━━━━━ Supplied data ━━━━━

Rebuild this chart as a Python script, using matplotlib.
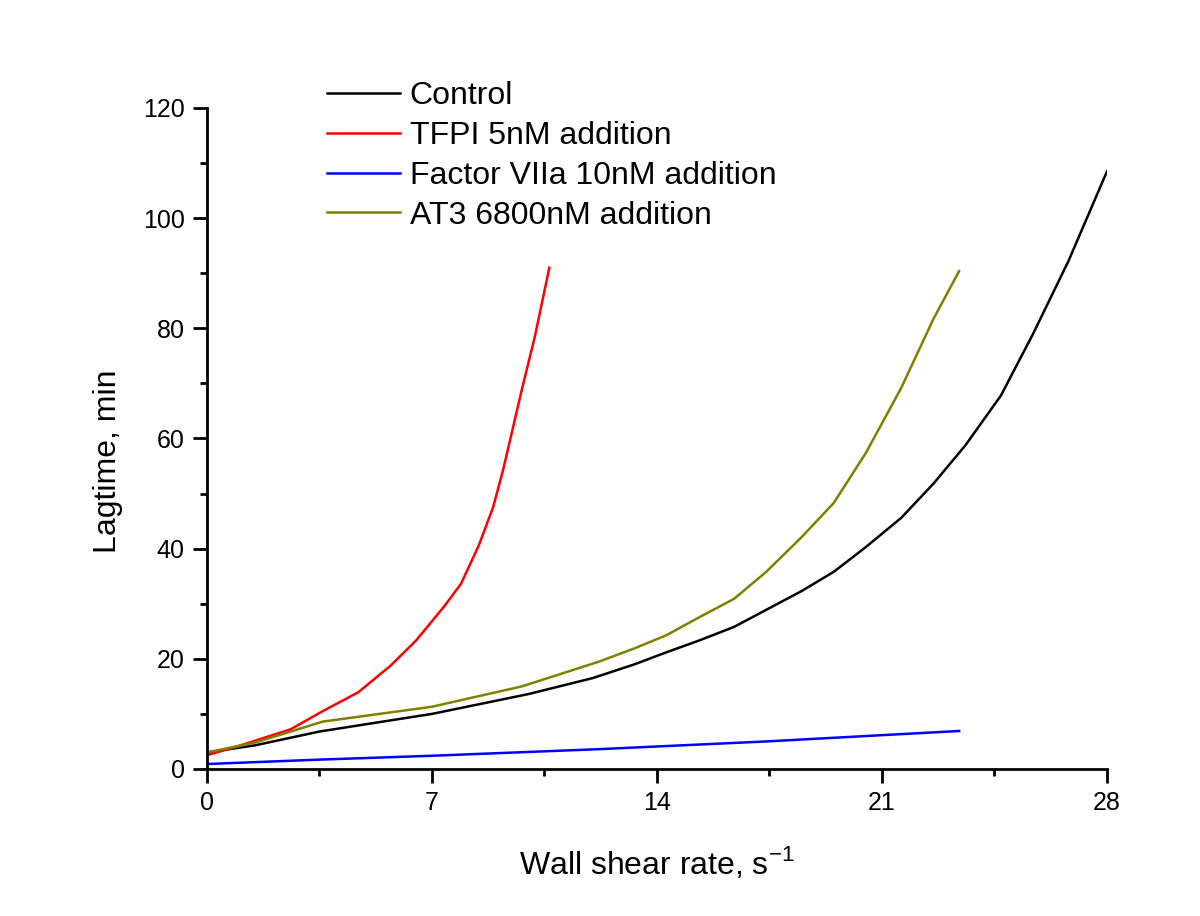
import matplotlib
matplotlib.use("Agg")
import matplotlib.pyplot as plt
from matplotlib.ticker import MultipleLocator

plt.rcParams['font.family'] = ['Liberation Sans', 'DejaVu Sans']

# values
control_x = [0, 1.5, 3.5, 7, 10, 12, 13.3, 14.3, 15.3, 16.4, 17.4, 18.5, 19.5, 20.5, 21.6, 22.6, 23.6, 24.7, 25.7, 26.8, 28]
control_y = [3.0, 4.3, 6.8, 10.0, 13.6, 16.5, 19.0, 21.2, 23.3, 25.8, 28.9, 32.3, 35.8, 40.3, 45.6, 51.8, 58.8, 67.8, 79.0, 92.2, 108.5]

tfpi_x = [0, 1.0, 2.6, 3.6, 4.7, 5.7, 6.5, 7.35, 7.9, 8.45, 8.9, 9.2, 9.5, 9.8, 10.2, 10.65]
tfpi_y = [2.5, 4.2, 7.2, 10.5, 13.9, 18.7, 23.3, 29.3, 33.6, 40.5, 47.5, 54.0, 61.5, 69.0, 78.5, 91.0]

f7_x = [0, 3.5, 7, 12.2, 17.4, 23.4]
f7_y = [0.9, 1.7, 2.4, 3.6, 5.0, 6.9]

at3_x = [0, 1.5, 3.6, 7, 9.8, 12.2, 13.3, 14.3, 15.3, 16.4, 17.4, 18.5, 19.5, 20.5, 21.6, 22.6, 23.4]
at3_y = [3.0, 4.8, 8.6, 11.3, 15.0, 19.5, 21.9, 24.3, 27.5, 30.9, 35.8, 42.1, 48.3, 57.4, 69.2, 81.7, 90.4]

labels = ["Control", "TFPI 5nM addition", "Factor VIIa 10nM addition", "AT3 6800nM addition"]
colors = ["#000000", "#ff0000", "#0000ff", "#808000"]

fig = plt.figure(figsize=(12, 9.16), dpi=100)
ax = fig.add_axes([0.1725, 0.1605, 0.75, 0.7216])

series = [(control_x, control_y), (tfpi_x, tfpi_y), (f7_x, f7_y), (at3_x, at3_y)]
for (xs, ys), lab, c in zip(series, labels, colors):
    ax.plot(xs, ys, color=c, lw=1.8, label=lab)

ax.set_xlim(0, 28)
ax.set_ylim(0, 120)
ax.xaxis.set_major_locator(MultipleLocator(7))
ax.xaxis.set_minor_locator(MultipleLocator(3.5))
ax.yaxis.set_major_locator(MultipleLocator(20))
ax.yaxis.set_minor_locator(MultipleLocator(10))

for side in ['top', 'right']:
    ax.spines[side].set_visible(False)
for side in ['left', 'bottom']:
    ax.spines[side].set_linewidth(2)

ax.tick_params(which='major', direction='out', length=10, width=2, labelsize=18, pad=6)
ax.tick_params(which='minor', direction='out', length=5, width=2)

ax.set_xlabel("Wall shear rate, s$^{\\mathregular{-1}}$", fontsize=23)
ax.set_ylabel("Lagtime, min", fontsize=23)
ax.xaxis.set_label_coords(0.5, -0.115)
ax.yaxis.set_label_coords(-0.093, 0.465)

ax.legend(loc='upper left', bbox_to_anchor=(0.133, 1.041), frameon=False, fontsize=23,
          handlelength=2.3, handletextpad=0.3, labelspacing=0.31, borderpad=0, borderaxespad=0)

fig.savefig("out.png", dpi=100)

━━━━━

## Challenge:
Everything from the first line of the listing above through the line that contains "f7_y = [0.9, 1.7, 2.4, 3.6, 5.0, 6.9]" is to be restated word for word, minus the pictures.

## Reply to the task:
Rebuild this chart as a Python script, using matplotlib.
import matplotlib
matplotlib.use("Agg")
import matplotlib.pyplot as plt
from matplotlib.ticker import MultipleLocator

plt.rcParams['font.family'] = ['Liberation Sans', 'DejaVu Sans']

# values
control_x = [0, 1.5, 3.5, 7, 10, 12, 13.3, 14.3, 15.3, 16.4, 17.4, 18.5, 19.5, 20.5, 21.6, 22.6, 23.6, 24.7, 25.7, 26.8, 28]
control_y = [3.0, 4.3, 6.8, 10.0, 13.6, 16.5, 19.0, 21.2, 23.3, 25.8, 28.9, 32.3, 35.8, 40.3, 45.6, 51.8, 58.8, 67.8, 79.0, 92.2, 108.5]

tfpi_x = [0, 1.0, 2.6, 3.6, 4.7, 5.7, 6.5, 7.35, 7.9, 8.45, 8.9, 9.2, 9.5, 9.8, 10.2, 10.65]
tfpi_y = [2.5, 4.2, 7.2, 10.5, 13.9, 18.7, 23.3, 29.3, 33.6, 40.5, 47.5, 54.0, 61.5, 69.0, 78.5, 91.0]

f7_x = [0, 3.5, 7, 12.2, 17.4, 23.4]
f7_y = [0.9, 1.7, 2.4, 3.6, 5.0, 6.9]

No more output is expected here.